- [Task to carry out]: Tally the lines with the word "chart" and report the number alone.
__________________________________________________
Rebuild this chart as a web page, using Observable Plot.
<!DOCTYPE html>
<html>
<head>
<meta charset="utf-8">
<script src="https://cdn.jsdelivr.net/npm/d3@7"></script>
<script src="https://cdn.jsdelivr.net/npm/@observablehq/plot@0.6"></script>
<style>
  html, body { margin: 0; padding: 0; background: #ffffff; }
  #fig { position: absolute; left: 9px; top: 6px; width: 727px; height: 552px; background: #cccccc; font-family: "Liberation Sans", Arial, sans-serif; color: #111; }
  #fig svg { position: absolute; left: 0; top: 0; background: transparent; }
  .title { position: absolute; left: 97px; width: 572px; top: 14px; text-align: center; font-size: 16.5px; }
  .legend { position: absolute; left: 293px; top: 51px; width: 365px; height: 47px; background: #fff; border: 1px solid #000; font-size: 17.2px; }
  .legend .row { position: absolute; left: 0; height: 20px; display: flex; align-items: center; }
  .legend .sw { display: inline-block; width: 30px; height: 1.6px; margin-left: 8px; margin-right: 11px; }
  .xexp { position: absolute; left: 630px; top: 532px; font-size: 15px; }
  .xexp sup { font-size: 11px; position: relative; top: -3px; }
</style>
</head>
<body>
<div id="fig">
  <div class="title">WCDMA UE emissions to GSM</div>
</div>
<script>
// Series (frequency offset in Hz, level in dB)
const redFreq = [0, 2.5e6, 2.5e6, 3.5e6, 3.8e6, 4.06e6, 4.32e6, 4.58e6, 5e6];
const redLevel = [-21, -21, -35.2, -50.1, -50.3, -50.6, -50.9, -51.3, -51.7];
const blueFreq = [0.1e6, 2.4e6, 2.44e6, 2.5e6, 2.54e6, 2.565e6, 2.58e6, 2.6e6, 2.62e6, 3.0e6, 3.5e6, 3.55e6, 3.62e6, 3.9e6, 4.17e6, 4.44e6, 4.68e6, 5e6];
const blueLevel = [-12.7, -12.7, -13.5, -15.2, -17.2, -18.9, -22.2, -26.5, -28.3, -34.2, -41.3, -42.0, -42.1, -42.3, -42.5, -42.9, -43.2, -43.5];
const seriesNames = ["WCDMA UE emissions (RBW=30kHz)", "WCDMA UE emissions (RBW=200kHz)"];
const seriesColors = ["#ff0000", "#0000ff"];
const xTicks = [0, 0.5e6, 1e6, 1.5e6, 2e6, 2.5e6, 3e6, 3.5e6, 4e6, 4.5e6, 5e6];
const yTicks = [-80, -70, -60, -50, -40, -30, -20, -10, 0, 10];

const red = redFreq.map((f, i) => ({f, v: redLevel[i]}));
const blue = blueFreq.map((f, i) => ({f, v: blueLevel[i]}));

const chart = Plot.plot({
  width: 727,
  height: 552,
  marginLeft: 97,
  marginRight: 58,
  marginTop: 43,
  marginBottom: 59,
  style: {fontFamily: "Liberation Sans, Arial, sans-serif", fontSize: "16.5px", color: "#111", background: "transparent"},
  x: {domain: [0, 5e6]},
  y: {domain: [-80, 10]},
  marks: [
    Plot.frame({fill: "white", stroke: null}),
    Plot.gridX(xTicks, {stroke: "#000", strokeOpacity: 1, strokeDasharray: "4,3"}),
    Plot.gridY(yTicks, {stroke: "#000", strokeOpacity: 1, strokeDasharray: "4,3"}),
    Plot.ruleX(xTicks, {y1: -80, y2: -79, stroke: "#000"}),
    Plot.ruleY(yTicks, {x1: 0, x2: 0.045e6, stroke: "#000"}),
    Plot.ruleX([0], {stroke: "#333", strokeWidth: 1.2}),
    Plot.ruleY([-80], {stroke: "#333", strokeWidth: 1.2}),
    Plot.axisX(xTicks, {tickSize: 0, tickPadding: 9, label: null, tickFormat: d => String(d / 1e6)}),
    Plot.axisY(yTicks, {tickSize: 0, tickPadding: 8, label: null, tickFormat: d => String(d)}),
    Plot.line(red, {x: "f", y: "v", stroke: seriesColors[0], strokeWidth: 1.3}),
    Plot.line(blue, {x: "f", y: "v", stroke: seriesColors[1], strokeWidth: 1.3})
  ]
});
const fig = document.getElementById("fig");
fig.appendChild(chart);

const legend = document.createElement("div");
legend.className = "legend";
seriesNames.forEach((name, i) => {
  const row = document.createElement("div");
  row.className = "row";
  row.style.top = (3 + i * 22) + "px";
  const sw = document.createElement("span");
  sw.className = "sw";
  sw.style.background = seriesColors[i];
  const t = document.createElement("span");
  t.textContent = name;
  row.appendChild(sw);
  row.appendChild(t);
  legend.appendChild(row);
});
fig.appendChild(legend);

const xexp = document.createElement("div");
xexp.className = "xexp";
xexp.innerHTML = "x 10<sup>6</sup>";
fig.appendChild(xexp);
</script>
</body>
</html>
__________________________________________________
- [The reply]: 3